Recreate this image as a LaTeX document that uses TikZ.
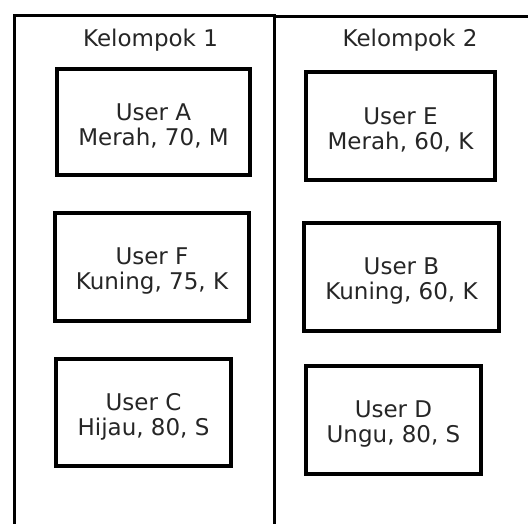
\documentclass[tikz,border=0pt]{standalone}
\usepackage{fontspec}
\setmainfont{DejaVu Sans}
\begin{document}
\begin{tikzpicture}[x=1pt,y=1pt,
  txt/.style={text=black!85, font=\fontsize{23}{25}\selectfont},
  userbox/.style={draw=black, line width=3.5pt, fill=white, inner sep=0pt},
  entry/.style={userbox, label={[txt, align=center, yshift=-4pt]center:#1}},
  groupframe/.style={draw=black, line width=3pt, anchor=north west, inner sep=0pt}]
  \useasboundingbox[fill=white] (0,0) rectangle (528,524);

  % the two group frames run past the bottom (and right) edge
  \node[groupframe, minimum width=260, minimum height=560] (g1) at (13,510) {};
  \node[groupframe, minimum width=280, minimum height=560] (g2) at (273,509) {};

  \node[txt] (k1) at (150.5,484) {Kelompok 1};
  \node[txt] (k2) at (410,484) {Kelompok 2};

  % Kelompok 1
  \node[entry={User A\\Merah, 70, M}, minimum width=193, minimum height=106] (ua) at (153.5,402) {};
  \node[entry={User F\\Kuning, 75, K}, minimum width=194, minimum height=108] (uf) at (152,257) {};
  \node[entry={User C\\Hijau, 80, S}, minimum width=175, minimum height=107] (uc) at (143.5,111.5) {};

  % Kelompok 2
  \node[entry={User E\\Merah, 60, K}, minimum width=189, minimum height=108] (ue) at (400.5,398) {};
  \node[entry={User B\\Kuning, 60, K}, minimum width=195, minimum height=108] (ub) at (401.5,247) {};
  \node[entry={User D\\Ungu, 80, S}, minimum width=175, minimum height=108] (ud) at (393.5,104) {};
\end{tikzpicture}
\end{document}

*WHAT YOU NEED TO DO*. Each line of the data should be quoted exactly, with pictures left out.

*ANSWER TO THIS TASK*.
Recreate this image as a LaTeX document that uses TikZ.
\documentclass[tikz,border=0pt]{standalone}
\usepackage{fontspec}
\setmainfont{DejaVu Sans}
\begin{document}
\begin{tikzpicture}[x=1pt,y=1pt,
  txt/.style={text=black!85, font=\fontsize{23}{25}\selectfont},
  userbox/.style={draw=black, line width=3.5pt, fill=white, inner sep=0pt},
  entry/.style={userbox, label={[txt, align=center, yshift=-4pt]center:#1}},
  groupframe/.style={draw=black, line width=3pt, anchor=north west, inner sep=0pt}]
  \useasboundingbox[fill=white] (0,0) rectangle (528,524);

  % the two group frames run past the bottom (and right) edge
  \node[groupframe, minimum width=260, minimum height=560] (g1) at (13,510) {};
  \node[groupframe, minimum width=280, minimum height=560] (g2) at (273,509) {};

  \node[txt] (k1) at (150.5,484) {Kelompok 1};
  \node[txt] (k2) at (410,484) {Kelompok 2};

  % Kelompok 1
  \node[entry={User A\\Merah, 70, M}, minimum width=193, minimum height=106] (ua) at (153.5,402) {};
  \node[entry={User F\\Kuning, 75, K}, minimum width=194, minimum height=108] (uf) at (152,257) {};
  \node[entry={User C\\Hijau, 80, S}, minimum width=175, minimum height=107] (uc) at (143.5,111.5) {};

  % Kelompok 2
  \node[entry={User E\\Merah, 60, K}, minimum width=189, minimum height=108] (ue) at (400.5,398) {};
  \node[entry={User B\\Kuning, 60, K}, minimum width=195, minimum height=108] (ub) at (401.5,247) {};
  \node[entry={User D\\Ungu, 80, S}, minimum width=175, minimum height=108] (ud) at (393.5,104) {};
\end{tikzpicture}
\end{document}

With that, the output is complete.